- [Given problem] Copy each line of the material below that includes the string "with".
==== Stored data
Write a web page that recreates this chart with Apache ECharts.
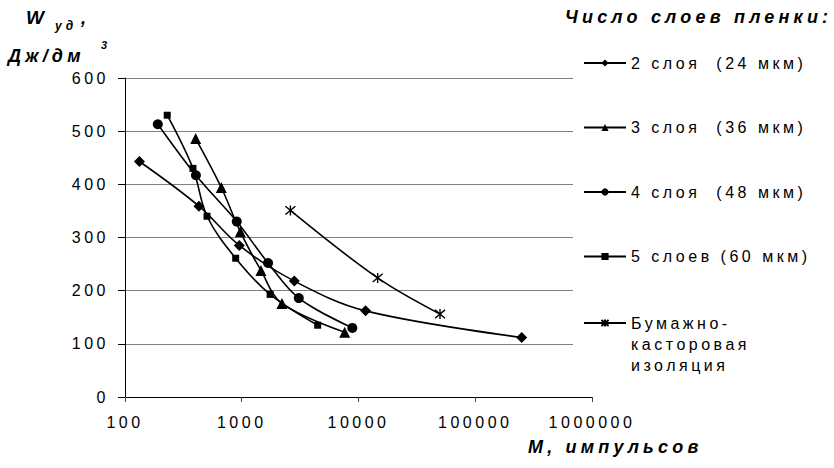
<!DOCTYPE html>
<html>
<head>
<meta charset="utf-8">
<script src="https://cdn.jsdelivr.net/npm/echarts@6/dist/echarts.min.js"></script>
<style>
html, body { margin: 0; padding: 0; background: #fff; }
#chart { width: 834px; height: 468px; }
#chart svg text { letter-spacing: 3.5px; white-space: pre; }
#chart svg text[style*="bold"] { letter-spacing: 4.2px; }
</style>
</head>
<body>
<div id="chart"></div>
<script>
// M, импульсов (x)  /  W уд, Дж/дм3 (y)
const m2 = [133, 430, 953, 2820, 11500, 250000]
const w2 = [443, 359, 285, 218, 162, 112]
const m3 = [403, 668, 972, 1460, 2210, 7620]
const w3 = [486, 394, 311, 238, 176, 122]
const m4 = [191, 405, 906, 1680, 3080, 8850]
const w4 = [513, 417, 330, 252, 186, 130]
const m5 = [230, 382, 504, 887, 1750, 4470]
const w5 = [530, 430, 340, 261, 193, 135]
const mP = [2610, 14600, 49900]
const wP = [351, 224, 156]

const names = ['2 слоя  (24 мкм)', '3 слоя  (36 мкм)', '4 слоя  (48 мкм)', '5 слоев (60 мкм)']
const paperName = 'Бумажно-\nкасторовая\nизоляция'

const font = 'Arial, "Liberation Sans", sans-serif'
const asterisk = 'path://M0,0L10,10M10,0L0,10M5,-1L5,11'

function lineSeries(name, xs, ys, symbol, size, extra) {
  let s = {
    name: name,
    type: 'line',
    data: xs.map((x, i) => [x, ys[i]]),
    symbol: symbol,
    symbolSize: size,
    smooth: 0.35,
    animation: false,
    lineStyle: { color: '#000', width: 1.6 },
    itemStyle: { color: '#000' },
    emphasis: { disabled: true }
  }
  return Object.assign(s, extra || {})
}

// bold italic captions
function caption(text, left, top, size, lh) {
  return {
    text: text, left: left, top: top, padding: 0,
    textStyle: {
      fontFamily: font, fontWeight: 'bold', fontStyle: 'italic', color: '#000',
      fontSize: size, lineHeight: lh || size + 4
    }
  }
}

const chart = echarts.init(document.getElementById('chart'), null, { renderer: 'svg' })

chart.setOption({
  backgroundColor: '#fff',
  animation: false,
  grid: { left: 125, right: 242, top: 78, bottom: 71 },
  title: [
    caption('W', 26, 6, 19, 22),
    caption('уд', 55, 19, 12, 14),
    caption(',', 81, 7, 18, 22),
    caption('Дж/дм', 8, 45, 18, 22),
    caption('3', 101, 38, 11, 14),
    caption('Число слоев пленки:', 565, 6, 18, 22),
    caption('М, импульсов', 528, 436, 18, 22)
  ],
  legend: [
    {
      data: names,
      orient: 'vertical',
      left: 583, top: 53, padding: 0,
      itemWidth: 42, itemHeight: 9, itemGap: 44.5,
      selectedMode: false,
      textStyle: { fontFamily: font, fontSize: 16, lineHeight: 20, color: '#000' }
    },
    {
      data: [paperName],
      orient: 'vertical',
      left: 583, top: 270.5, padding: 0,
      itemWidth: 42, itemHeight: 9,
      selectedMode: false,
      // two blank lines on top keep the first line level with the icon
      formatter: name => '\n\n' + name,
      textStyle: { fontFamily: font, fontSize: 16, lineHeight: 21, color: '#000' }
    }
  ],
  xAxis: {
    type: 'log',
    logBase: 10,
    min: 100,
    max: 1000000,
    interval: 1,
    axisLine: { lineStyle: { color: '#000', width: 1 } },
    axisTick: { show: true, length: 5, lineStyle: { color: '#444' } },
    axisLabel: {
      margin: 17, fontFamily: font, fontSize: 16, color: '#000',
      formatter: v => String(Math.round(v))
    },
    splitLine: { show: false }
  },
  yAxis: {
    type: 'value',
    min: 0,
    max: 600,
    interval: 100,
    axisLine: { show: true, lineStyle: { color: '#000', width: 1 } },
    axisTick: { show: true, length: 7, lineStyle: { color: '#000' } },
    axisLabel: { margin: 16, fontFamily: font, fontSize: 16, color: '#000' },
    splitLine: { lineStyle: { color: '#808080', width: 1 } }
  },
  graphic: [
    // legend area hides the grid lines on the right edge
    { type: 'rect', z: 1, shape: { x: 573, y: 70, width: 19, height: 324 }, style: { fill: '#fff' } }
  ],
  series: [
    lineSeries(names[0], m2, w2, 'diamond', 11),
    lineSeries(names[1], m3, w3, 'triangle', 11),
    lineSeries(names[2], m4, w4, 'circle', 10),
    lineSeries(names[3], m5, w5, 'rect', 7),
    lineSeries(paperName, mP, wP, asterisk, 10, {
      itemStyle: { color: '#000', borderColor: '#000', borderWidth: 1.4 }
    })
  ]
})
</script>
</body>
</html>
========
- [Worked answer]
Write a web page that recreates this chart with Apache ECharts.
      // two blank lines on top keep the first line level with the icon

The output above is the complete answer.